------ Dataset section
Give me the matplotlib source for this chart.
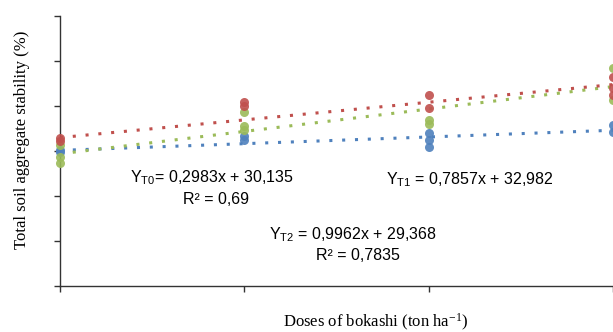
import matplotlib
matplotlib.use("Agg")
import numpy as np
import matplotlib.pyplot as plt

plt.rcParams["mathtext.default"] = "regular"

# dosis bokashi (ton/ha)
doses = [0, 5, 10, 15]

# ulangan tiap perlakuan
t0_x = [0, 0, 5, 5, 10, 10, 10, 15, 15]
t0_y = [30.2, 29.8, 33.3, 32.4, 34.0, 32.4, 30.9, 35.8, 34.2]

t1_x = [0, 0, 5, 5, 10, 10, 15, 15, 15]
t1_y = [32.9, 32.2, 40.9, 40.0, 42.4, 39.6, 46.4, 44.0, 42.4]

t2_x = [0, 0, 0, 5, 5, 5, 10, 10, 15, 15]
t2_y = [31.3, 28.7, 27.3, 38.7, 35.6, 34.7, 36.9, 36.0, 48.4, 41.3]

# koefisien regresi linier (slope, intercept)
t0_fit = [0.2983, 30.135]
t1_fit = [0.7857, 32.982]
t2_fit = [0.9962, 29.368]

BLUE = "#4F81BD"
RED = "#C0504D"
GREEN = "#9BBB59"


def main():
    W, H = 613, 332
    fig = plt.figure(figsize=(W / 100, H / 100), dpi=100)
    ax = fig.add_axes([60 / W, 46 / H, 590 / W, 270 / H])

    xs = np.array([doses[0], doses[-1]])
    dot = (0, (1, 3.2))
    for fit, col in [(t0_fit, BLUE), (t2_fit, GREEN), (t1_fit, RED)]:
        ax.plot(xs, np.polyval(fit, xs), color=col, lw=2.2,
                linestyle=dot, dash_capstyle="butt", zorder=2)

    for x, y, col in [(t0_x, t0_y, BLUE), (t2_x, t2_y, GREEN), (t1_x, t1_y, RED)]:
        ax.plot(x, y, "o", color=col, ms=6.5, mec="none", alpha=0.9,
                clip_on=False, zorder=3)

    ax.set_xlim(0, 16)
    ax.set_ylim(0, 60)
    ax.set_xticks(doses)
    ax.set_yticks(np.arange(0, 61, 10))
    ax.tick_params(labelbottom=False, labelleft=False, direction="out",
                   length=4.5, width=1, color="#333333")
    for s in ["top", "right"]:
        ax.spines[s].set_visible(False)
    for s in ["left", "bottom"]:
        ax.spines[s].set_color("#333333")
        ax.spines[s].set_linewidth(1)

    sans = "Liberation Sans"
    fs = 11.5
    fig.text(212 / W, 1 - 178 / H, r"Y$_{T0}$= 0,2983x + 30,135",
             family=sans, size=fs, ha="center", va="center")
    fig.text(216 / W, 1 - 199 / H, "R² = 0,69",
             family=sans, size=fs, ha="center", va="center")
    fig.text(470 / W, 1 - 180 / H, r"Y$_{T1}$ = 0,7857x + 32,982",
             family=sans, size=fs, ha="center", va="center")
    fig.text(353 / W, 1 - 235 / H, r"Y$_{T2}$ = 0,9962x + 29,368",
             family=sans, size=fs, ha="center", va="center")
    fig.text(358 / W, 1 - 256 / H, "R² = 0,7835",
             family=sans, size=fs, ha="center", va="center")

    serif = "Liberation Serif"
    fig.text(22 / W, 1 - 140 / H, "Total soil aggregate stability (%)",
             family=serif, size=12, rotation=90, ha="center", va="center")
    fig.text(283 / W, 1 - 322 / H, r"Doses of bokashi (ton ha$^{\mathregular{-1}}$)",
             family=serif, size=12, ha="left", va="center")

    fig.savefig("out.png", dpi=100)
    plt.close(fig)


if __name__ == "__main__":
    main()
------------
§ Exercise objective:
With the pictures left out, restate word for word every line of the data above, from the first down to the line that contains "t2_fit = [0.9962, 29.368]".

§ Answer below:
Give me the matplotlib source for this chart.
import matplotlib
matplotlib.use("Agg")
import numpy as np
import matplotlib.pyplot as plt

plt.rcParams["mathtext.default"] = "regular"

# dosis bokashi (ton/ha)
doses = [0, 5, 10, 15]

# ulangan tiap perlakuan
t0_x = [0, 0, 5, 5, 10, 10, 10, 15, 15]
t0_y = [30.2, 29.8, 33.3, 32.4, 34.0, 32.4, 30.9, 35.8, 34.2]

t1_x = [0, 0, 5, 5, 10, 10, 15, 15, 15]
t1_y = [32.9, 32.2, 40.9, 40.0, 42.4, 39.6, 46.4, 44.0, 42.4]

t2_x = [0, 0, 0, 5, 5, 5, 10, 10, 15, 15]
t2_y = [31.3, 28.7, 27.3, 38.7, 35.6, 34.7, 36.9, 36.0, 48.4, 41.3]

# koefisien regresi linier (slope, intercept)
t0_fit = [0.2983, 30.135]
t1_fit = [0.7857, 32.982]
t2_fit = [0.9962, 29.368]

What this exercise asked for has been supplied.